* _Problem description_
Pull every line that holds the word "this" from the entries.
+--
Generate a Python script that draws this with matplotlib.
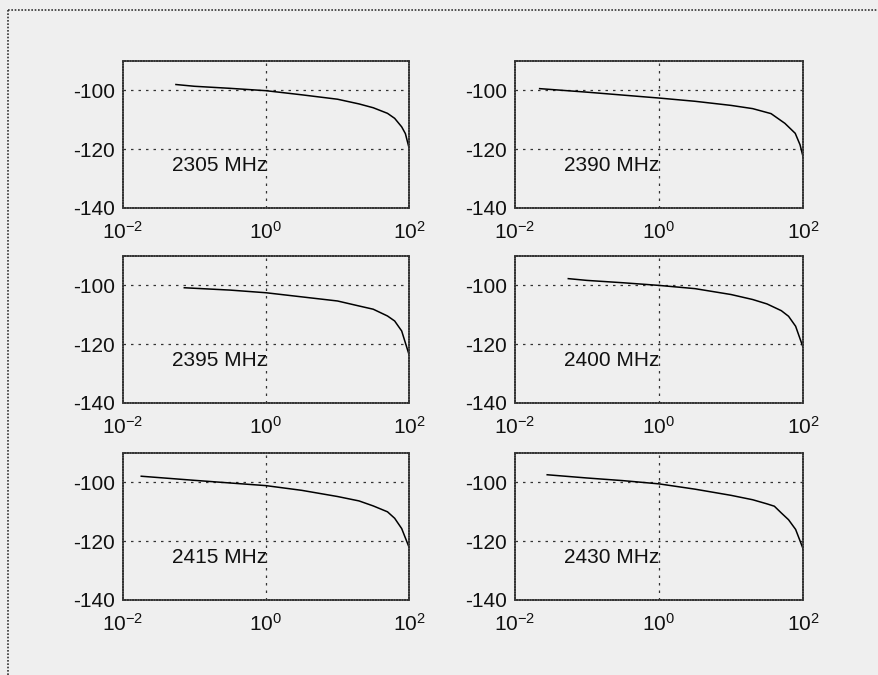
import matplotlib.pyplot as plt
from matplotlib.lines import Line2D

plt.rcParams['font.family'] = ['Liberation Sans', 'DejaVu Sans']
plt.rcParams['mathtext.fontset'] = 'custom'
plt.rcParams['mathtext.rm'] = 'Liberation Sans'
plt.rcParams['mathtext.it'] = 'Liberation Sans'
plt.rcParams['mathtext.default'] = 'regular'

# frequency labels, one per panel (row by row)
freqs = ["2305 MHz", "2390 MHz", "2395 MHz", "2400 MHz", "2415 MHz", "2430 MHz"]

# curves: x (log axis), y in dB
x_2305 = [0.055, 0.1, 0.316, 1, 3.16, 10, 20, 31.6, 50, 63, 79, 89, 100]
y_2305 = [-98.0, -98.6, -99.3, -100.1, -101.5, -103.0, -104.6, -105.9, -107.8, -109.5, -112.4, -114.7, -119.5]

x_2390 = [0.022, 0.1, 1, 3.16, 10, 20, 36, 56, 78, 91, 100]
y_2390 = [-99.4, -100.6, -102.6, -103.7, -105.1, -106.2, -107.9, -111.2, -114.6, -118.5, -122.5]

x_2395 = [0.072, 0.316, 1, 10, 20, 31.6, 50, 63, 79, 100]
y_2395 = [-100.8, -101.6, -102.5, -105.3, -107.0, -108.1, -110.4, -112.1, -115.5, -123.5]

x_2400 = [0.055, 0.1, 0.316, 1, 3.16, 10, 20, 31.6, 50, 63, 79, 100]
y_2400 = [-97.7, -98.3, -99.1, -100.0, -101.1, -103.1, -104.8, -106.3, -108.6, -110.5, -113.9, -121.0]

x_2415 = [0.018, 0.1, 1, 3.16, 10, 20, 31.6, 50, 63, 79, 100]
y_2415 = [-97.9, -99.3, -101.1, -102.7, -104.8, -106.3, -108.0, -110.0, -112.2, -115.7, -122.0]

x_2430 = [0.028, 0.1, 0.316, 1, 3.16, 10, 20, 31.6, 40, 50, 63, 79, 100]
y_2430 = [-97.4, -98.5, -99.4, -100.5, -102.3, -104.4, -105.9, -107.3, -108.1, -110.4, -112.7, -116.0, -122.5]

curves = [(x_2305, y_2305), (x_2390, y_2390), (x_2395, y_2395),
          (x_2400, y_2400), (x_2415, y_2415), (x_2430, y_2430)]

y_ticks = [-140, -120, -100]
y_labels = ["-140", "-120", "-100"]
x_ticks = [1e-2, 1e0, 1e2]
x_labels = [r"$10^{-2}$", r"$10^{0}$", r"$10^{2}$"]

W, H = 879, 675
bg = '#efefef'
fig = plt.figure(figsize=(W / 100, H / 100), dpi=100, facecolor=bg)

# outer frame of the scanned figure (top and left edge only)
fig.add_artist(Line2D([8 / W, 1], [1 - 10 / H, 1 - 10 / H], color='#333333', lw=1.2, ls=(0, (1, 1))))
fig.add_artist(Line2D([8 / W, 8 / W], [1 - 10 / H, 0], color='#333333', lw=1.2, ls=(0, (1, 1))))

lefts = [123, 515]
tops = [61, 256, 453]
widths = [286, 288]
height = 147

for i, (xs, ys) in enumerate(curves):
    row, col = divmod(i, 2)
    ax = fig.add_axes([lefts[col] / W, 1 - (tops[row] + height) / H, widths[col] / W, height / H])
    ax.set_facecolor(bg)
    ax.plot(xs, ys, color='black', lw=1.1)
    ax.set_xscale('log')
    ax.set_xlim(1e-2, 1e2)
    ax.set_ylim(-140, -90)
    ax.set_xticks(x_ticks)
    ax.set_xticklabels(x_labels, fontsize=15)
    ax.minorticks_off()
    ax.set_yticks(y_ticks)
    ax.set_yticklabels(y_labels, fontsize=15)
    ax.tick_params(length=0, colors='#111111')
    ax.tick_params(axis='x', pad=9)
    ax.tick_params(axis='y', pad=6)
    # grid lines
    for yv in [-100, -120]:
        ax.axhline(yv, color='#333333', lw=0.9, ls=(0, (2, 4)), zorder=1)
    ax.axvline(1, color='#333333', lw=0.9, ls=(0, (2, 4)), zorder=1)
    for sp in ax.spines.values():
        sp.set_color('#333333')
        sp.set_linewidth(1.2)
        sp.set_linestyle((0, (1, 0.6)))
    ax.text(0.17, 0.29, freqs[i], transform=ax.transAxes, fontsize=15,
            ha='left', va='center', color='#111111')

fig.savefig('out.png', dpi=100, facecolor=bg)
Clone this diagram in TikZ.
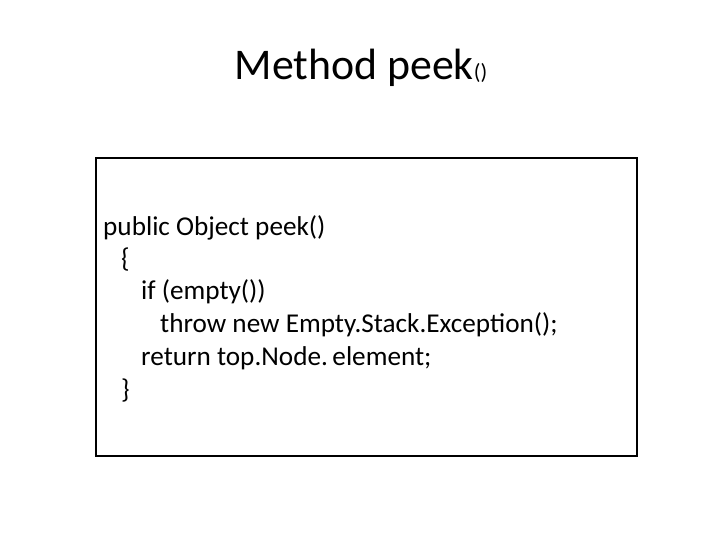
+--
* _Exercise output_
Generate a Python script that draws this with matplotlib.
Clone this diagram in TikZ.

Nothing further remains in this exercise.